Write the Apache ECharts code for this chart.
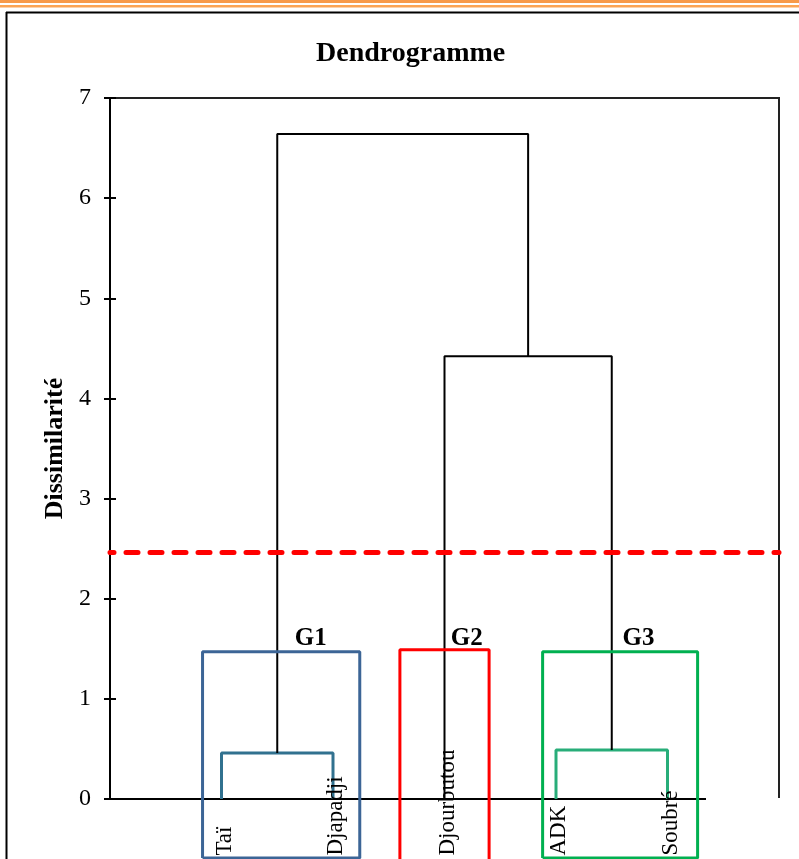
<!DOCTYPE html>
<html>
<head>
<meta charset="utf-8">
<script src="https://cdn.jsdelivr.net/npm/echarts@6/dist/echarts.min.js"></script>
<style>
  html, body { margin: 0; padding: 0; background: #fff; }
  #chart { width: 799px; height: 859px; }
</style>
</head>
<body>
<div id="chart"></div>
<script>
// feuilles du dendrogramme, dans l'ordre de l'axe
const leaves = ['Taï', 'Djapadji', 'Djourbutou', 'ADK', 'Soubré'];
const leafX = [1, 2, 3, 4, 5];
// fusions : [noeud a, noeud b, hauteur] (0-4 = feuilles, 5+ = fusions)
const merges = [
  [0, 1, 0.46],
  [3, 4, 0.49],
  [2, 6, 4.42],
  [5, 7, 6.64]
];
const mergeColors = ['#31718f', '#28ad79', '#000', '#000'];
const cutHeight = 2.455;
const yTicks = [0, 1, 2, 3, 4, 5, 6, 7];
// groupes : nom, x gauche, x droit, haut, bas
const groupNames = ['G1', 'G2', 'G3'];
const groupBox = [
  [0.83, 2.24, 1.47, -0.59],
  [2.60, 3.40, 1.49, -0.8],
  [3.88, 5.27, 1.47, -0.59]
];
const groupLabelX = [1.80, 3.20, 4.74];
const groupColors = ['#3c6596', '#ff0000', '#00b050'];

const serif = 'Liberation Serif';

// position de chaque noeud
const nodeX = leafX.slice();
const nodeY = leafX.map(function () { return 0; });
merges.forEach(function (m) {
  nodeX.push((nodeX[m[0]] + nodeX[m[1]]) / 2);
  nodeY.push(m[2]);
});

const series = [];
merges.forEach(function (m, i) {
  const a = m[0], b = m[1], h = m[2];
  series.push({
    type: 'line',
    data: [[nodeX[a], nodeY[a]], [nodeX[a], h], [nodeX[b], h], [nodeX[b], nodeY[b]]],
    symbol: 'none',
    silent: true,
    lineStyle: { color: mergeColors[i], width: i < 2 ? 3 : 2 },
    z: 3
  });
});

// ligne de coupure
series[0].markLine = {
  symbol: ['none', 'none'],
  silent: true,
  label: { show: false },
  lineStyle: { color: '#ff0000', width: 5, type: [12, 12], dashOffset: 8, cap: 'round' },
  data: [{ yAxis: cutHeight }]
};

// cadres des groupes
groupBox.forEach(function (g, i) {
  series.push({
    type: 'line',
    data: [[g[0], g[3]], [g[0], g[2]], [g[1], g[2]], [g[1], g[3]], [g[0], g[3]]],
    symbol: 'none',
    silent: true,
    clip: false,
    lineStyle: { color: groupColors[i], width: 3 },
    z: 4
  });
});

// étiquettes des groupes
series.push({
  type: 'scatter',
  symbolSize: 0,
  silent: true,
  itemStyle: { color: '#000', opacity: 1 },
  data: groupNames.map(function (n, i) { return { value: [groupLabelX[i], 1.60], name: n }; }),
  label: {
    show: true,
    position: 'inside',
    formatter: '{b}',
    fontFamily: serif,
    fontWeight: 'bold',
    fontSize: 25,
    color: '#000',
    textBorderWidth: 0
  },
  z: 5
});

// étiquettes des feuilles
series.push({
  type: 'scatter',
  symbolSize: 0,
  silent: true,
  clip: false,
  itemStyle: { color: '#000', opacity: 1 },
  data: leaves.map(function (n, i) { return { value: [leafX[i], -0.565], name: n }; }),
  label: {
    show: true,
    position: 'inside',
    formatter: '{b}',
    rotate: 90,
    align: 'left',
    verticalAlign: 'middle',
    offset: [0, 3],
    fontFamily: serif,
    fontSize: 23,
    color: '#000',
    textBorderWidth: 0
  },
  z: 5
});

const myChart = echarts.init(document.getElementById('chart'));

const option = {
  animation: false,
  backgroundColor: '#fff',
  title: {
    text: 'Dendrogramme',
    left: 311,
    top: 35,
    textStyle: { fontFamily: serif, fontWeight: 'bold', fontSize: 28, color: '#000' }
  },
  grid: {
    left: 110, right: 20, top: 98, bottom: 60,
    show: true, borderColor: '#222', borderWidth: 2
  },
  xAxis: {
    type: 'value',
    min: 0, max: 6,
    axisLine: { show: true, onZero: false, lineStyle: { color: '#000', width: 2 } },
    axisTick: { show: false },
    axisLabel: { show: false },
    splitLine: { show: false }
  },
  yAxis: [
    {
      type: 'value',
      min: 0, max: 7, interval: 1,
      name: 'Dissimilarité',
      nameLocation: 'middle',
      nameRotate: 90,
      nameGap: 40,
      nameTextStyle: { fontFamily: serif, fontWeight: 'bold', fontSize: 26, color: '#000' },
      axisLine: { show: true, lineStyle: { color: '#000', width: 2 } },
      axisTick: { show: true, length: 6, lineStyle: { color: '#000', width: 2 } },
      axisLabel: {
        margin: 19,
        fontFamily: serif, fontSize: 24, color: '#000',
        formatter: function (v) { return yTicks.indexOf(v) >= 0 ? String(v) : ''; }
      },
      splitLine: { show: false }
    },
    {
      type: 'value',
      min: 0, max: 7, interval: 1,
      position: 'left',
      axisLine: { show: false },
      axisTick: { show: true, inside: true, length: 6, lineStyle: { color: '#000', width: 2 } },
      axisLabel: { show: false },
      splitLine: { show: false }
    }
  ],
  graphic: [
    // bandeau orange en haut
    { type: 'rect', shape: { x: 0, y: 0, width: 799, height: 3 }, style: { fill: '#f79a4a' }, z: 100 },
    { type: 'rect', shape: { x: 0, y: 5, width: 799, height: 2.5 }, style: { fill: '#fba454' }, z: 100 },
    // cadre noir
    { type: 'line', shape: { x1: 6, y1: 12.5, x2: 799, y2: 12.5 }, style: { stroke: '#000', lineWidth: 2 }, z: 100 },
    { type: 'line', shape: { x1: 6.5, y1: 12, x2: 6.5, y2: 859 }, style: { stroke: '#000', lineWidth: 2 }, z: 100 },
    // zone blanche en bas à droite
    { type: 'rect', shape: { x: 706, y: 798, width: 93, height: 61 }, style: { fill: '#fff' }, z: 100 }
  ],
  series: series
};

myChart.setOption(option);
</script>
</body>
</html>
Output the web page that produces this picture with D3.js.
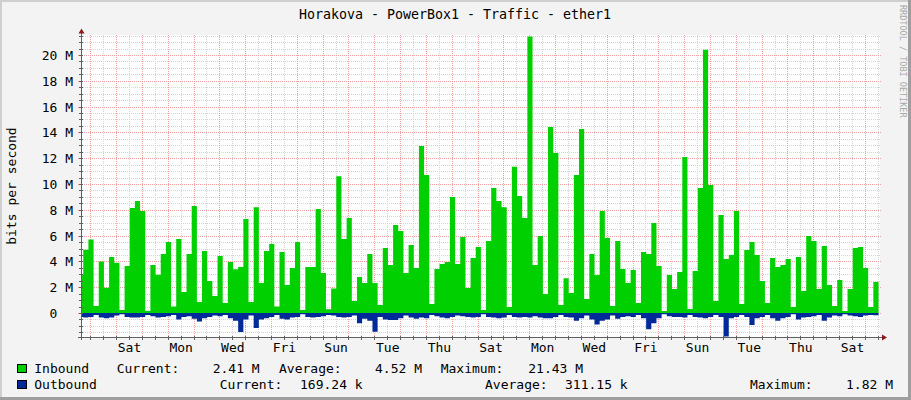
<!DOCTYPE html>
<html><head><meta charset="utf-8">
<script src="https://cdn.jsdelivr.net/npm/d3@7/dist/d3.min.js"></script>
<style>
body{margin:0;background:#fff}
svg{display:block}
text{font-family:"DejaVu Sans Mono",monospace;white-space:pre}
</style>
</head><body>
<svg id="chart" width="911" height="400"></svg>
<script>
// ---- data (values in Mbit/s, bins of 0.2 day, time in days from first Friday 00:00) ----
const inbound = [
 2.95,4.9,5.7,0.55,4.0,1.96,4.35,3.9,0.23,3.64,
 8.14,8.68,7.9,0.15,3.72,2.97,4.57,5.5,0.5,5.74,
 1.63,4.57,8.3,0.85,4.8,2.48,1.32,4.42,0.78,3.95,
 3.4,3.56,7.29,0.85,8.2,2.33,4.8,5.35,0.5,4.73,
 2.17,3.49,5.5,0.23,3.56,3.56,8.06,3.1,0.3,1.9,
 10.6,5.74,7.36,0.93,2.79,2.33,4.57,2.33,0.62,5.04,
 3.72,6.82,6.36,3.1,5.27,3.49,12.95,10.7,0.7,3.41,
 3.8,3.95,9.0,3.8,5.89,1.94,4.26,5.12,0.23,5.58,
 9.69,8.68,8.2,0.47,11.34,9.07,7.36,21.43,3.72,5.97,
 1.47,14.42,12.4,0.62,2.7,1.55,10.7,14.26,1.09,4.57,
 2.95,7.9,5.81,0.54,5.58,3.41,2.33,3.33,0.78,4.73,
 4.57,6.98,3.64,0.15,2.95,1.86,3.18,12.1,0.31,3.26,
 9.69,20.4,9.92,0.93,7.6,4.19,4.5,7.9,0.7,4.88,
 5.5,4.5,2.48,0.78,4.26,3.56,3.72,4.19,0.47,4.34,
 1.7,5.97,5.58,1.86,5.19,2.17,0.54,2.56,0.15,1.86,
 5.04,5.12,3.49,0.47,2.41
];
const outbound = [
 0.3,0.35,0.3,0.15,0.35,0.4,0.35,0.2,0.1,0.3,
 0.35,0.35,0.3,0.15,0.25,0.35,0.3,0.25,0.15,0.5,
 0.3,0.25,0.45,0.65,0.4,0.3,0.2,0.25,0.15,0.4,
 0.6,1.47,0.5,0.2,1.16,0.5,0.4,0.3,0.15,0.45,
 0.5,0.35,0.3,0.1,0.3,0.35,0.3,0.25,0.15,0.2,
 0.3,0.35,0.3,0.2,0.8,0.45,0.6,1.45,0.3,0.5,
 0.55,0.55,0.4,0.2,0.35,0.45,0.35,0.4,0.15,0.25,
 0.35,0.4,0.3,0.2,0.25,0.3,0.35,0.3,0.1,0.3,
 0.35,0.4,0.35,0.15,0.3,0.35,0.3,0.35,0.25,0.35,
 0.4,0.4,0.3,0.15,0.3,0.35,0.6,0.4,0.2,0.5,
 0.9,0.6,0.5,0.2,0.45,0.3,0.25,0.3,0.15,0.4,
 1.25,0.8,0.4,0.1,0.25,0.3,0.3,0.35,0.15,0.3,
 0.35,0.4,0.3,0.15,0.3,1.82,0.4,0.3,0.15,0.3,
 0.93,0.4,0.3,0.15,0.4,0.6,0.4,0.3,0.1,0.5,
 0.35,0.3,0.25,0.15,0.6,0.35,0.2,0.25,0.1,0.2,
 0.25,0.3,0.2,0.15,0.17
];
const binStart = -0.4725;   // day offset of first bin
const binStep = 0.2;        // days per bin
const timeDomain = [-0.36, 30.507];
const valueDomain = [-1.86, 21.55];
const dayLabels = ["Sat","Mon","Wed","Fri","Sun","Tue","Thu","Sat","Mon","Wed","Fri","Sun","Tue","Thu","Sat"];
const yTickValues = [0,2,4,6,8,10,12,14,16,18,20];
const yTickLabels = ["0  ","2 M","4 M","6 M","8 M","10 M","12 M","14 M","16 M","18 M","20 M"];
const title = "Horakova - PowerBox1 - Traffic - ether1";
const legendIn = ["Inbound","Current:","2.41 M","Average:","4.52 M","Maximum:","21.43 M"];
const legendOut = ["Outbound","Current:","169.24 k","Average:","311.15 k","Maximum:","1.82 M"];

// ---- drawing ----
const W = 911, H = 400;
const L = 81, R = 878, T = 35, B = 337;
const svg = d3.select("#chart");
const GREEN = "#00cf00", BLUE = "#002a97";

// frame
svg.append("rect").attr("x",0).attr("y",0).attr("width",W).attr("height",H).attr("fill","#f3f3f3");
svg.append("path").attr("d",`M0,0H${W}V2H2V${H}H0Z`).attr("fill","#cfcfcf");
svg.append("path").attr("d",`M${W},${H}H0V${H-3}H${W-3}V0H${W}Z`).attr("fill","#9e9e9e");

// canvas
svg.append("rect").attr("x",L).attr("y",T).attr("width",R-L+2).attr("height",B-T).attr("fill","#fff");

const x = d3.scaleLinear().domain(timeDomain).range([L, R]);
const y = d3.scaleLinear().domain(valueDomain).range([B, T]);
const px = v => Math.round(v) + 0.5;

const grid = svg.append("g");
const hMinor = d3.range(-1.5, 21.6, 0.5).filter(v => Math.abs(v/2 - Math.round(v/2)) > 1e-6 || v < 0);
grid.selectAll(".hmin").data(hMinor).join("line")
  .attr("x1", L-2).attr("x2", R+3).attr("y1", d=>px(y(d))).attr("y2", d=>px(y(d)))
  .attr("stroke","#d4d4d4").attr("stroke-dasharray","1,1");
const vMinor = d3.range(-0.5, 30.6, 1).filter(t => t >= timeDomain[0] && t <= timeDomain[1]);
grid.selectAll(".vmin").data(vMinor).join("line")
  .attr("y1", T).attr("y2", B+2).attr("x1", d=>px(x(d))).attr("x2", d=>px(x(d)))
  .attr("stroke","#d4d4d4").attr("stroke-dasharray","1,1");
grid.selectAll(".hmaj").data(yTickValues).join("line")
  .attr("x1", L-3).attr("x2", R+3).attr("y1", d=>px(y(d))).attr("y2", d=>px(y(d)))
  .attr("stroke","#f0a0a0").attr("stroke-dasharray","1,1");
const vMajor = d3.range(0, 30.6, 1).filter(t => t >= timeDomain[0] && t <= timeDomain[1]);
grid.selectAll(".vmaj").data(vMajor).join("line")
  .attr("y1", T).attr("y2", B+3).attr("x1", d=>px(x(d))).attr("x2", d=>px(x(d)))
  .attr("stroke","#f0a0a0").attr("stroke-dasharray","1,1");

// data areas
const clip = svg.append("clipPath").attr("id","plotclip");
clip.append("rect").attr("x",L+1).attr("y",T).attr("width",R-L).attr("height",B-T);
const pts = arr => {
  const p = arr.map((v,i)=>({t: binStart + i*binStep, v}));
  p.push({t: binStart + arr.length*binStep, v: arr[arr.length-1]});
  return p;
};
const area = d3.area().x(d=>x(d.t)).y0(y(0)).y1(d=>y(d.v)).curve(d3.curveStepAfter);
const areaNeg = d3.area().x(d=>x(d.t)).y0(y(0)).y1(d=>y(-d.v)).curve(d3.curveStepAfter);
const g = svg.append("g").attr("clip-path","url(#plotclip)");
g.append("path").attr("d", area(pts(inbound))).attr("fill", GREEN);
g.append("path").attr("d", areaNeg(pts(outbound))).attr("fill", BLUE);

// axes
const AX = "#606060", ARW = "#8b1a1a";
svg.append("line").attr("x1",L+0.5).attr("x2",L+0.5).attr("y1",B+3).attr("y2",T-4).attr("stroke",AX);
svg.append("line").attr("x1",L-3).attr("x2",R+5).attr("y1",B+0.5).attr("y2",B+0.5).attr("stroke",AX);
svg.append("path").attr("d",`M${L-2.5},${T-1.5}L${L+3.5},${T-1.5}L${L+0.5},${T-6.5}Z`).attr("fill",ARW);
svg.append("path").attr("d",`M${R+4},${B-2.5}L${R+4},${B+3.5}L${R+9},${B+0.5}Z`).attr("fill",ARW);
svg.selectAll(".yt").data(hMinor.concat(yTickValues)).join("line")
  .attr("x1",L-2).attr("x2",L+2).attr("y1",d=>px(y(d))).attr("y2",d=>px(y(d))).attr("stroke",AX);
svg.selectAll(".xt").data(vMinor.concat(vMajor)).join("line")
  .attr("y1",B-1).attr("y2",B+3).attr("x1",d=>px(x(d))).attr("x2",d=>px(x(d))).attr("stroke",AX);

// y labels
svg.selectAll(".yl").data(yTickValues).join("text")
  .attr("x", 73).attr("y", d=>y(d)+5).attr("text-anchor","end")
  .attr("font-size",13).attr("fill","#000").text((d,i)=>yTickLabels[i]);

// x labels via d3 axis
const xAxis = d3.axisBottom(x).tickValues(dayLabels.map((_,i)=>1.5+2*i)).tickSize(0)
  .tickFormat((d,i)=>dayLabels[i]);
const xa = svg.append("g").attr("transform",`translate(0,${B})`).call(xAxis);
xa.select(".domain").remove();
xa.selectAll("text").attr("font-size",13).attr("font-family","DejaVu Sans Mono").attr("fill","#000")
  .attr("dy",null).attr("y",14.5);

// title
svg.append("text").attr("x",455).attr("y",19).attr("text-anchor","middle")
  .attr("font-size",13.3).attr("fill","#000").text(title);
// y axis title
svg.append("text").attr("transform","translate(15.5,186) rotate(-90)").attr("text-anchor","middle")
  .attr("font-size",13).attr("fill","#000").text("bits per second");
// watermark
svg.append("text").attr("transform","translate(899.5,5) rotate(90)").attr("text-anchor","start")
  .attr("font-size",8.5).attr("fill","#a8a8a8").text("RRDTOOL / TOBI OETIKER");

// legend
const leg1X = [34.3,116.7,212.7,279,375,440.7,528.3];
const leg2X = [34.3,219.7,300,485,565,750,846];
svg.append("rect").attr("x",17.5).attr("y",364.5).attr("width",9).attr("height",8).attr("fill",GREEN).attr("stroke","#000");
svg.append("rect").attr("x",17.5).attr("y",380.5).attr("width",9).attr("height",8).attr("fill",BLUE).attr("stroke","#000");
svg.selectAll(".l1").data(legendIn).join("text").attr("x",(d,i)=>leg1X[i]).attr("y",373)
  .attr("font-size",13).attr("fill","#000").text(d=>d);
svg.selectAll(".l2").data(legendOut).join("text").attr("x",(d,i)=>leg2X[i]).attr("y",389)
  .attr("font-size",13).attr("fill","#000").text(d=>d);
</script>
</body></html>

- - - - -

* [Stated exercise] Filter the listing above for the string "this" and copy every matching line.

* [The response]
Write the Apache ECharts code for this chart.
Output the web page that produces this picture with D3.js.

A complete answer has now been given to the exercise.